Exercise aim ::
Only the lines from the start of the data to the line containing "import * as", both included, should be output, exactly and without pictures.
— start Dataset content —
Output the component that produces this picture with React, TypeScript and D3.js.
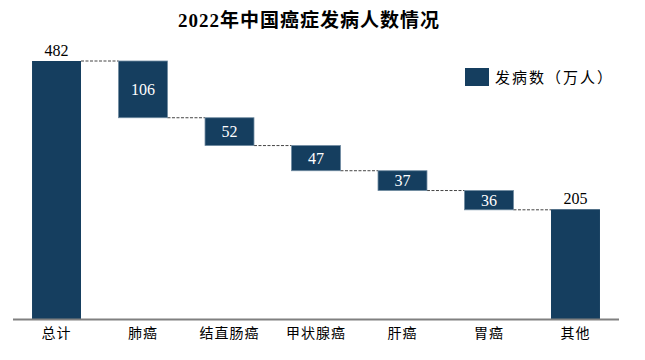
import React from "react";
import * as d3 from "d3";

const categories = ["总计", "肺癌", "结直肠癌", "甲状腺癌", "肝癌", "胃癌", "其他"];
const values = [482, 106, 52, 47, 37, 36, 205];
const kinds = ["total", "step", "step", "step", "step", "step", "base"];
const title = "2022年中国癌症发病人数情况";
const legendLabel = "发病数（万人）";

const W = 645;
const H = 360;
const BAR = "#153e5f";
const SERIF = "'Liberation Serif', 'Noto Sans CJK SC', serif";

export default function App() {
  const x = d3
    .scaleBand<string>()
    .domain(categories)
    .range([13, 619])
    .paddingInner(0.434)
    .paddingOuter(0.22);
  const y = d3.scaleLinear().domain([0, 482]).range([319, 61]);

  let level = values[0];
  const segs = categories.map((c, i) => {
    const v = values[i];
    if (kinds[i] !== "step") {
      return { c, v, top: v, bottom: 0, kind: kinds[i] };
    }
    const top = level;
    const bottom = level - v;
    level = bottom;
    return { c, v, top, bottom, kind: kinds[i] };
  });

  const bw = x.bandwidth();

  return (
    <svg width={W} height={H} style={{ display: "block", position: "absolute", left: 0, top: 0 }}>
      <rect width={W} height={H} fill="#fff" />
      <text
        x={309}
        y={27}
        textAnchor="middle"
        fontFamily={SERIF}
        fontWeight="bold"
        fontSize={19}
        letterSpacing={1}
        fill="#000"
      >
        {title}
      </text>

      {segs.slice(0, -1).map((s, i) => {
        const next = segs[i + 1];
        const lvl = s.kind === "total" ? s.top : s.bottom;
        const yy = y(lvl);
        return (
          <line
            key={"d" + i}
            x1={(x(s.c) as number) + bw}
            x2={x(next.c) as number}
            y1={yy}
            y2={yy}
            stroke="#444"
            strokeWidth={1}
            strokeDasharray="3,1.5"
          />
        );
      })}

      {segs.map((s, i) => {
        const x0 = x(s.c) as number;
        const y0 = y(s.top);
        const h = y(s.bottom) - y(s.top);
        const floating = s.kind === "step";
        return (
          <g key={"b" + i}>
            <rect
              x={x0}
              y={y0}
              width={bw}
              height={h}
              fill={BAR}
              stroke={floating ? "#6f8aa0" : "none"}
              strokeWidth={floating ? 0.8 : 0}
            />
            <text
              x={x0 + bw / 2}
              y={floating ? y0 + h / 2 + 5.5 : y0 - 5}
              textAnchor="middle"
              fontFamily={SERIF}
              fontSize={16}
              fill={floating ? "#fff" : "#000"}
            >
              {s.v}
            </text>
          </g>
        );
      })}

      <line x1={13} x2={619} y1={319.5} y2={319.5} stroke="#808080" strokeWidth={2} />
      {categories.map((c) => (
        <text
          key={"t" + c}
          x={(x(c) as number) + bw / 2}
          y={338}
          textAnchor="middle"
          fontFamily={SERIF}
          fontSize={14}
          letterSpacing={1}
          fill="#000"
        >
          {c}
        </text>
      ))}

      <rect x={465} y={68} width={24} height={18} fill={BAR} />
      <text x={495} y={82.5} fontFamily={SERIF} fontSize={15} letterSpacing={2} fill="#000">
        {legendLabel}
      </text>
    </svg>
  );
}
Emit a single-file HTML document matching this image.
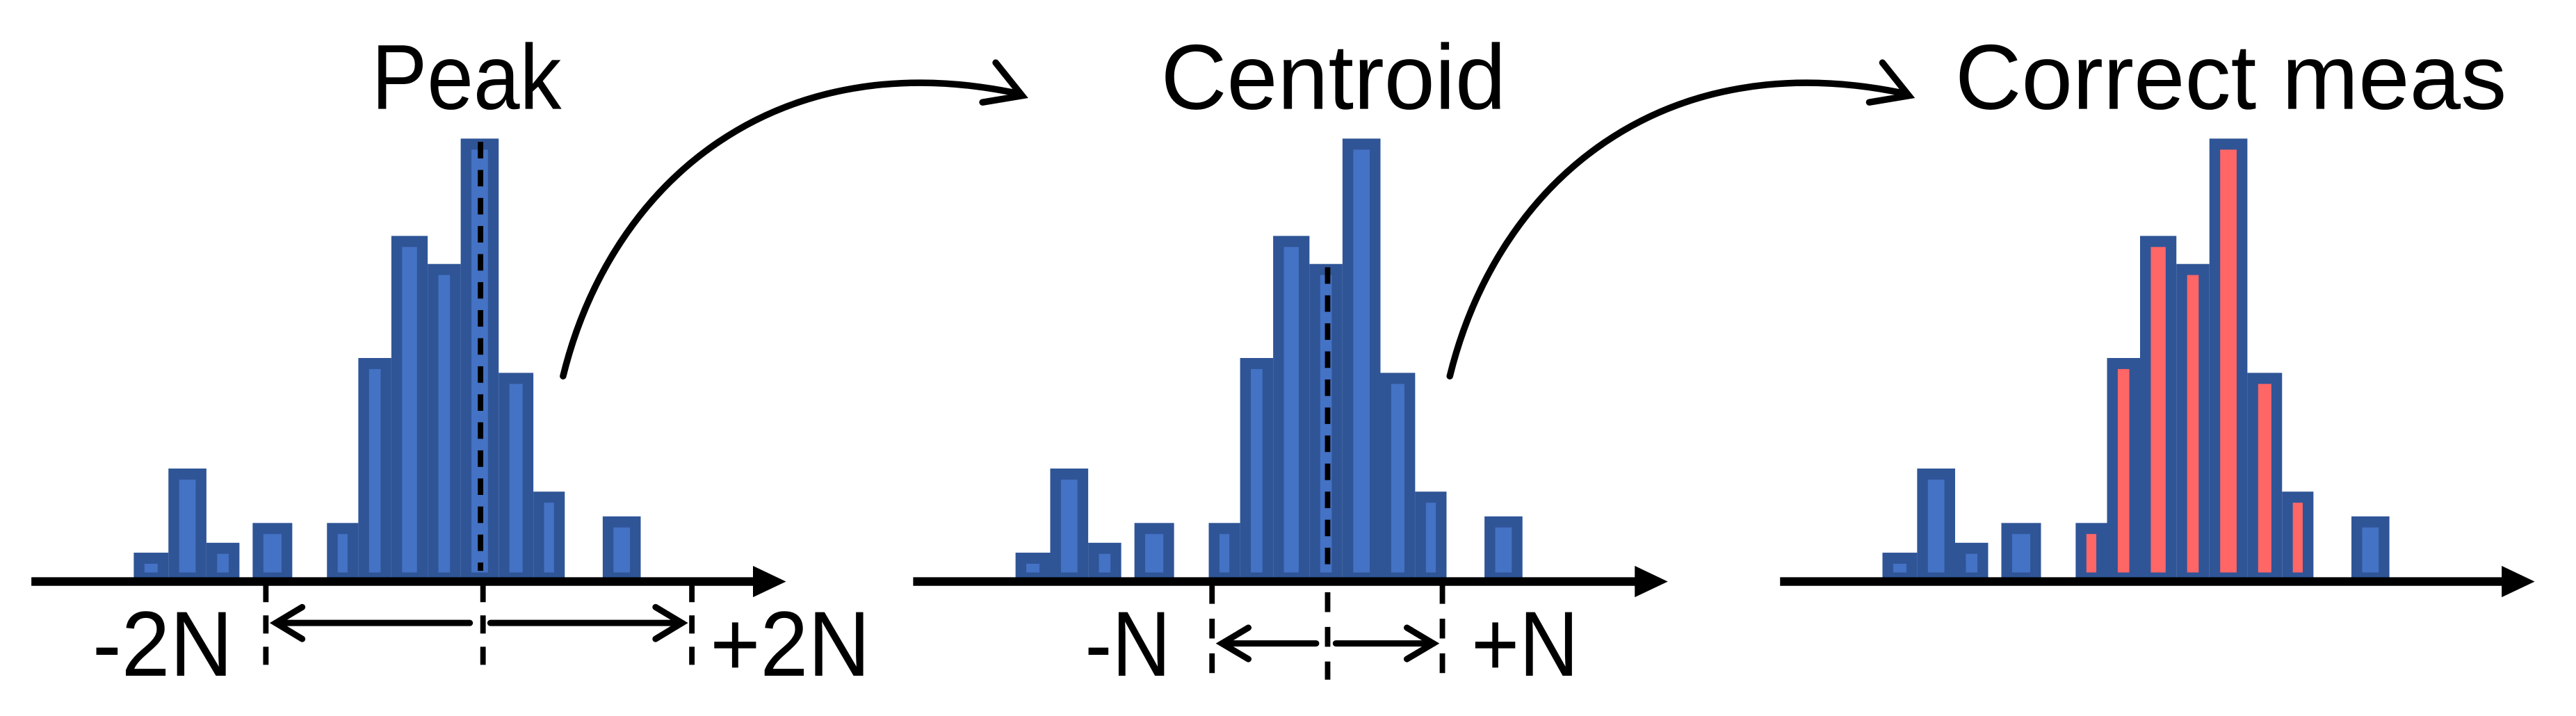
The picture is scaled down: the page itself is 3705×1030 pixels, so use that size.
<!DOCTYPE html>
<html><head><meta charset="utf-8"><style>html,body{margin:0;padding:0;background:#fff;}svg{display:block;}</style></head>
<body>
<svg width="3705" height="1030" viewBox="0 0 1560 434" preserveAspectRatio="none" xmlns="http://www.w3.org/2000/svg" font-family="Liberation Sans, DejaVu Sans, sans-serif">
<defs>
<g id="outer" fill="#2F5597">
<rect x="81" y="335" width="21" height="15"/>
<rect x="102" y="284" width="23" height="66"/>
<rect x="125" y="329" width="20" height="21"/>
<rect x="153" y="317" width="24" height="33"/>
<rect x="198" y="317" width="19" height="33"/>
<rect x="217" y="217" width="20" height="133"/>
<rect x="237" y="143" width="22" height="207"/>
<rect x="259" y="160" width="20" height="190"/>
<rect x="279" y="84" width="23" height="266"/>
<rect x="302" y="226" width="21" height="124"/>
<rect x="323" y="298" width="19" height="52"/>
<rect x="365" y="313" width="23" height="37"/>
</g>
<g id="innerSide" fill="#4472C4">
<rect x="87.5" y="341.7" width="8" height="5.3"/>
<rect x="108.5" y="290.7" width="10" height="56.3"/>
<rect x="131.5" y="335.7" width="7" height="11.3"/>
<rect x="159.5" y="323.7" width="11" height="23.3"/>
<rect x="371.5" y="319.7" width="10" height="27.3"/>
</g>
<g id="innerMid">
<rect x="204.5" y="323.7" width="6" height="23.3"/>
<rect x="223.5" y="223.7" width="7" height="123.3"/>
<rect x="243.5" y="149.7" width="9" height="197.3"/>
<rect x="265.5" y="166.7" width="7" height="180.3"/>
<rect x="285.5" y="90.7" width="10" height="256.3"/>
<rect x="308.5" y="232.7" width="8" height="114.3"/>
<rect x="329.5" y="304.7" width="6" height="42.3"/>
</g>
<g id="axis">
<line x1="19" y1="352.5" x2="458" y2="352.5" stroke="#000" stroke-width="5.2"/>
<polygon points="456,343 476,352.5 456,362" fill="#000"/>
</g>
</defs>

<use href="#outer"/>
<use href="#innerSide"/>
<use href="#innerMid" fill="#4472C4"/>
<use href="#axis"/>
<line x1="291" y1="86" x2="291" y2="346" stroke="#000" stroke-width="3.3" stroke-dasharray="10,7"/>
<g stroke="#000" stroke-width="3.3" stroke-dasharray="11,8">
<line x1="161" y1="354" x2="161" y2="410"/>
<line x1="292.5" y1="354" x2="292.5" y2="410"/>
<line x1="419" y1="354" x2="419" y2="410"/>
</g>
<g stroke="#000" stroke-width="3.8" fill="none" stroke-linecap="round">
<line x1="167" y1="377.6" x2="284.5" y2="377.6"/>
<polyline points="183,368 167,377.6 183,387.3"/>
<line x1="297" y1="377.6" x2="413" y2="377.6"/>
<polyline points="397,368 413,377.6 397,387.3"/>
</g>
<text x="56" y="409.6" font-size="56" textLength="85" lengthAdjust="spacingAndGlyphs">-2N</text>
<text x="430" y="409.6" font-size="56" textLength="97" lengthAdjust="spacingAndGlyphs">+2N</text>
<text x="225" y="66" font-size="56" textLength="115" lengthAdjust="spacingAndGlyphs">Peak</text>
<g stroke="#000" stroke-width="4" fill="none" stroke-linecap="round">
<path d="M341,228 C370,110 470,25 618,57"/>
<polyline points="603,38 619,58 595,62"/>
</g>

<g transform="translate(534,0)">
<use href="#outer"/>
<use href="#innerSide"/>
<use href="#innerMid" fill="#4472C4"/>
<use href="#axis"/>
</g>
<line x1="804" y1="162" x2="804" y2="346" stroke="#000" stroke-width="3.3" stroke-dasharray="10,7"/>
<g stroke="#000" stroke-width="3.3" stroke-dasharray="12,9">
<line x1="734" y1="354" x2="734" y2="410"/>
<line x1="804" y1="359" x2="804" y2="412"/>
<line x1="873.5" y1="354" x2="873.5" y2="410"/>
</g>
<g stroke="#000" stroke-width="3.8" fill="none" stroke-linecap="round">
<line x1="740" y1="390" x2="797" y2="390"/>
<polyline points="756,380.5 740,390 756,399.5"/>
<line x1="809" y1="390" x2="868" y2="390"/>
<polyline points="852,380.5 868,390 852,399.5"/>
</g>
<text x="657" y="409.6" font-size="56" textLength="52" lengthAdjust="spacingAndGlyphs">-N</text>
<text x="891" y="409.6" font-size="56" textLength="65" lengthAdjust="spacingAndGlyphs">+N</text>
<text x="703" y="66" font-size="56" textLength="209" lengthAdjust="spacingAndGlyphs">Centroid</text>
<g stroke="#000" stroke-width="4" fill="none" stroke-linecap="round" transform="translate(537,0)">
<path d="M341,228 C370,110 470,25 618,57"/>
<polyline points="603,38 619,58 595,62"/>
</g>

<g transform="translate(1059,0)">
<use href="#outer"/>
<use href="#innerSide"/>
<use href="#innerMid" fill="#FF6666"/>
<use href="#axis"/>
</g>
<text x="1184" y="66" font-size="56" textLength="334" lengthAdjust="spacingAndGlyphs">Correct meas</text>
</svg>
</body></html>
— end Dataset content —
Solution ::
Output the component that produces this picture with React, TypeScript and D3.js.
import React from "react";
import * as d3 from "d3";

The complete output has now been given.